A very 1968 christmas - its only 44 years ago

My last year's Christmas post was about that new version of Dickens' GREAT EXPECTATIONS, there has since been a newer version, but we always return to Lean's classic .....
Back in 1968 when I was 22 [it was my hippie summer of love, left - in my hipster jeans and bell and beads, taking acid with my hippie friends at 2001 A SPACE ODYSSEY, seeing The Doors and Jefferson Airplane at The Roundhouse, along with The Who, Traffic, Aretha Franklin etc], Carol Reed's film of Lionel Bart's musical OLIVER seemed a curiously old fashioned film then in the year of 2001 and those hip movies of the time, but it has grown in stature over the years and is a genuine Christmas classic too now. There is so much to like in it, it looks terrific of course, marvellous cast, those well-drilled dancing kids and again some terrific musical sequences. Oliver Reed too is a very fearsome Bill Sykes, as directed by his uncle Carol Reed.
 
THE LION IN WINTER, also 1968, was a marvellous treat then, it cemented Katharine Hepburn's return to movies, great period detail with all those dark ages castles. Its a witty script of course from the play, and very well directed by Anthony Harvey. I liked the faux medieval score too by John Barry. O'Toole is in his element and the young cast excel: Jane Merrow whom I liked and had met, Timothy Dalton (I had seen him up close in a stage play at London's Royal Court, where he was one of the most magnetic actors I had seen, plus Hopkins and John Castle.  It was magical seeing it on the big screen at the Odeon Haymarket, particularly when Kate's boat sails down the river and her later in-fighting with husband O'Toole and those unruly sons. If Eleanor of Aquitaine was not really like this then she should have been.
Kate of course is in her element - Pauline Kael though did not like her at all here, as per her caustic review in "Going Steady", where she said Hepburn had become "sweet and lovable ... like Helen Hayes". It remains a great Christmas movie though. 

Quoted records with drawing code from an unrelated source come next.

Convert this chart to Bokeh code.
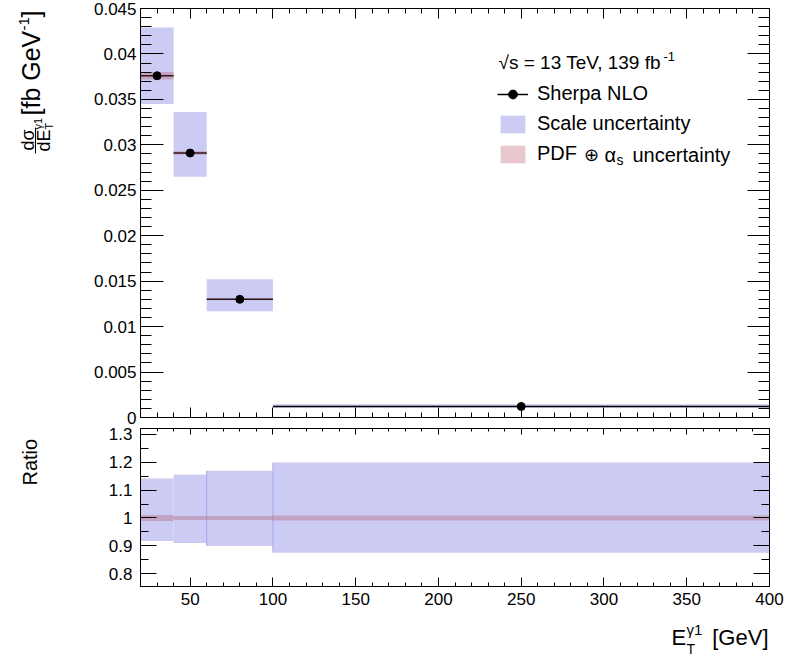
import numpy as np
from math import pi
from bokeh.plotting import figure
from bokeh.models import (Range1d, FixedTicker, LinearAxis, Label, Legend,
                          LegendItem, Arrow)
from bokeh.layouts import column, row
from bokeh.embed import file_html
from bokeh.resources import INLINE

# ---------------- data ----------------
bin_lo = [20, 40, 60, 100]
bin_hi = [40, 60, 100, 400]
bin_centre = [30, 50, 80, 250]
sherpa_nlo = [0.0376, 0.0291, 0.0130, 0.00121]
scale_up = [0.0429, 0.0336, 0.0152, 0.00145]
scale_down = [0.0345, 0.0265, 0.0117, 0.00106]
pdf_rel = [0.011, 0.007, 0.007, 0.009]

x_ticks = [50, 100, 150, 200, 250, 300, 350, 400]
x_tick_labels = ["50", "100", "150", "200", "250", "300", "350", "400"]
y_ticks_top = [0, 0.005, 0.01, 0.015, 0.02, 0.025, 0.03, 0.035, 0.04, 0.045]
y_tick_labels_top = ["0", "0.005", "0.01", "0.015", "0.02", "0.025", "0.03",
                     "0.035", "0.04", "0.045"]
ratio_ticks = [0.8, 0.9, 1.0, 1.1, 1.2, 1.3]
ratio_tick_labels = ["0.8", "0.9", "1", "1.1", "1.2", "1.3"]

FONT = "Liberation Sans"
SCALE_COL = "#cbcbf3"
SCALE_EDGE = "#a6a6ec"
PDF_COL = "#b24855"
PDF_ALPHA = 0.3

nom = np.array(sherpa_nlo)
pdf_lo = nom * (1 - np.array(pdf_rel))
pdf_hi = nom * (1 + np.array(pdf_rel))
r_up = np.array(scale_up) / nom
r_dn = np.array(scale_down) / nom
r_pdf_lo = 1 - np.array(pdf_rel)
r_pdf_hi = 1 + np.array(pdf_rel)

x_minor = [v for v in range(30, 400, 10) if v % 50 != 0]
y_minor_top = [round(v * 0.001, 3) for v in range(1, 45) if v % 5 != 0]
ratio_minor = [0.75, 0.85, 0.95, 1.05, 1.15, 1.25]

xr = Range1d(20, 400)

STRIP_W = 60          # left strip holding the rotated titles
MAIN_W = 726          # width of the two panels
FRAME_L = 140         # page x of frame left
TOP_H = 426
RAT_H = 190
BOT_H = 44
TOP_FB = 417          # page y of top frame bottom


def make_axis(ticks, minor, labels, tick_in, minor_in, show, size="18px", standoff=4):
    ax = LinearAxis(ticker=FixedTicker(ticks=ticks, minor_ticks=minor))
    ax.major_tick_in = tick_in
    ax.major_tick_out = 0
    ax.minor_tick_in = minor_in
    ax.minor_tick_out = 0
    ax.axis_line_color = "black"
    ax.major_tick_line_color = "black"
    ax.minor_tick_line_color = "black"
    ax.axis_label = None
    ax.major_label_text_font = FONT
    ax.major_label_text_color = "black"
    if show:
        ax.major_label_overrides = {t: l for t, l in zip(ticks, labels)}
        ax.major_label_text_font_size = size
        ax.major_label_standoff = standoff
    else:
        ax.major_label_overrides = {t: "" for t in ticks}
        ax.major_label_text_font_size = "1px"
        ax.major_label_standoff = 0
    return ax


def lab(p, ox, fb, text, px, py, size, angle=0.0, align="left"):
    """px, py: page position of the text start (or end) and its vertical middle."""
    p.add_layout(Label(x=px - ox, y=fb - py, x_units="screen", y_units="screen",
                       text=text, angle=angle, text_font=FONT,
                       text_font_size=f"{size}px", text_align=align,
                       text_baseline="middle", text_color="black"))


def blank_fig(w, h):
    f = figure(width=w, height=h, x_range=Range1d(0, 1), y_range=Range1d(0, 1),
               output_backend="svg", toolbar_location=None,
               x_axis_location=None, y_axis_location=None,
               min_border_left=0, min_border_right=0,
               min_border_top=0, min_border_bottom=0)
    f.outline_line_color = None
    f.grid.visible = False
    return f


# ---------------- top panel ----------------
p1 = figure(width=MAIN_W, height=TOP_H, x_range=xr, y_range=Range1d(0, 0.045),
            output_backend="svg", toolbar_location=None,
            x_axis_location=None, y_axis_location=None,
            min_border_left=FRAME_L - STRIP_W, min_border_right=17,
            min_border_top=8, min_border_bottom=9)
p1.grid.visible = False
p1.outline_line_color = "black"

p1.add_layout(make_axis(y_ticks_top, y_minor_top, y_tick_labels_top, 23, 11, True, "17px", 4), "left")
p1.add_layout(make_axis(y_ticks_top, y_minor_top, y_tick_labels_top, 22, 11, False), "right")
p1.add_layout(make_axis(x_ticks, x_minor, x_tick_labels, 10, 5, False), "below")
p1.add_layout(make_axis(x_ticks, x_minor, x_tick_labels, 10, 5, False), "above")

r_scale = p1.quad(left=bin_lo, right=bin_hi, bottom=scale_down, top=scale_up,
                  fill_color=SCALE_COL, line_color=None)
r_seg = p1.segment(x0=bin_lo, y0=sherpa_nlo, x1=bin_hi, y1=sherpa_nlo,
                   line_color="black", line_width=1.5)
r_pdf = p1.quad(left=bin_lo, right=bin_hi, bottom=pdf_lo, top=pdf_hi,
                fill_color=PDF_COL, fill_alpha=PDF_ALPHA, line_color=None)
r_pt = p1.scatter(x=bin_centre, y=sherpa_nlo, size=8, marker="circle",
                  fill_color="black", line_color="black")

legend = Legend(items=[LegendItem(label="Sherpa NLO", renderers=[r_seg, r_pt]),
                       LegendItem(label="Scale uncertainty", renderers=[r_scale]),
                       LegendItem(label="PDF", renderers=[r_pdf])],
                location=(357, 252), padding=0, margin=0, spacing=7,
                glyph_width=31, glyph_height=22, label_height=22,
                label_standoff=9, label_text_font=FONT,
                label_text_font_size="20px", label_text_color="black",
                background_fill_alpha=0, border_line_alpha=0)
p1.add_layout(legend)

# legend extras (page coordinates converted to frame-relative screen units)
lab(p1, FRAME_L, TOP_FB, "√s = 13 TeV, 139 fb", 498, 62, 19)
lab(p1, FRAME_L, TOP_FB, "-1", 663, 56, 13)
lab(p1, FRAME_L, TOP_FB, "⊕", 583, 154, 18)
lab(p1, FRAME_L, TOP_FB, "α", 604, 154, 20)
lab(p1, FRAME_L, TOP_FB, "s", 616, 159, 14)
lab(p1, FRAME_L, TOP_FB, "uncertainty", 632, 154, 20)

# ---------------- ratio panel ----------------
p2 = figure(width=MAIN_W, height=RAT_H, x_range=xr, y_range=Range1d(0.755, 1.32),
            output_backend="svg", toolbar_location=None,
            x_axis_location=None, y_axis_location=None,
            min_border_left=FRAME_L - STRIP_W, min_border_right=17,
            min_border_top=2, min_border_bottom=30)
p2.grid.visible = False
p2.outline_line_color = "black"

p2.add_layout(make_axis(ratio_ticks, ratio_minor, ratio_tick_labels, 16, 8, True, "17px", 8), "left")
p2.add_layout(make_axis(ratio_ticks, ratio_minor, ratio_tick_labels, 16, 8, False), "right")
p2.add_layout(make_axis(x_ticks, x_minor, x_tick_labels, 9, 4, True, "17px", 6), "below")
p2.add_layout(make_axis(x_ticks, x_minor, x_tick_labels, 6, 3, False), "above")

p2.quad(left=bin_lo, right=bin_hi, bottom=r_dn, top=r_up,
        fill_color=SCALE_COL, line_color=None)
p2.segment(x0=bin_lo[2:], y0=r_dn[2:], x1=bin_lo[2:], y1=r_up[2:],
           line_color=SCALE_EDGE, line_width=1)
p2.quad(left=bin_lo, right=bin_hi, bottom=r_pdf_lo, top=r_pdf_hi,
        fill_color=PDF_COL, fill_alpha=PDF_ALPHA, line_color=None)

# ---------------- left strip: rotated axis titles ----------------
STRIP_H = TOP_H + RAT_H
L = blank_fig(STRIP_W, STRIP_H)
A = pi / 2
lab(L, 0, STRIP_H, "dσ", 27, 150, 18, angle=A)
L.add_layout(Arrow(start=None, end=None,
                   x_start=35, y_start=STRIP_H - 127,
                   x_end=35, y_end=STRIP_H - 153,
                   start_units="screen", end_units="screen",
                   line_color="black", line_width=1))
lab(L, 0, STRIP_H, "dE", 43, 151, 18, angle=A)
lab(L, 0, STRIP_H, "γ1", 37, 129, 11, angle=A)
lab(L, 0, STRIP_H, "T", 48, 129, 11, angle=A)
lab(L, 0, STRIP_H, "[fb GeV", 30, 115, 25, angle=A)
lab(L, 0, STRIP_H, "-1", 23, 30, 15, angle=A)
lab(L, 0, STRIP_H, "]", 30, 17, 25, angle=A)
lab(L, 0, STRIP_H, "Ratio", 29, 485, 20, angle=A)

# ---------------- bottom strip: x-axis title ----------------
B = blank_fig(STRIP_W + MAIN_W, BOT_H)
BOT_BOTTOM = STRIP_H + BOT_H
lab(B, 0, BOT_BOTTOM, "E", 671, 637, 22)
lab(B, 0, BOT_BOTTOM, "γ1", 686, 629, 15)
lab(B, 0, BOT_BOTTOM, "T", 686, 648, 14)
lab(B, 0, BOT_BOTTOM, "[GeV]", 768, 637, 22, align="right")

layout = column(row(L, column(p1, p2, spacing=0), spacing=0), B, spacing=0)
open("out.html", "w").write(file_html(layout, INLINE))
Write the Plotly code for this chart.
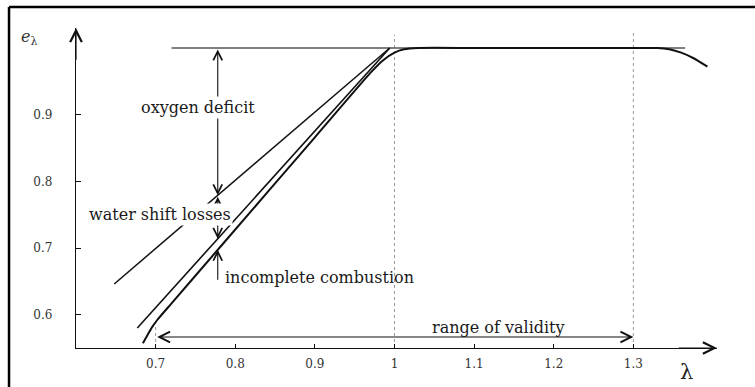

After Christmas: films of the year, headed by AMOUR. Maggie Smith back in cinemas in QUARTET and on television in the latest DOWNTON ABBEY Christmas Special, but I have 2 other Maggies to review: her other QUARTET for James Ivory in 1981 with Alan Bates and Isabelle Adjani; and a BBC production of MEMENTO MORI directed by Jack Clayton in 1992, which like MISS BRODIE, is from a tale by Muriel Spark. Happy Holidays!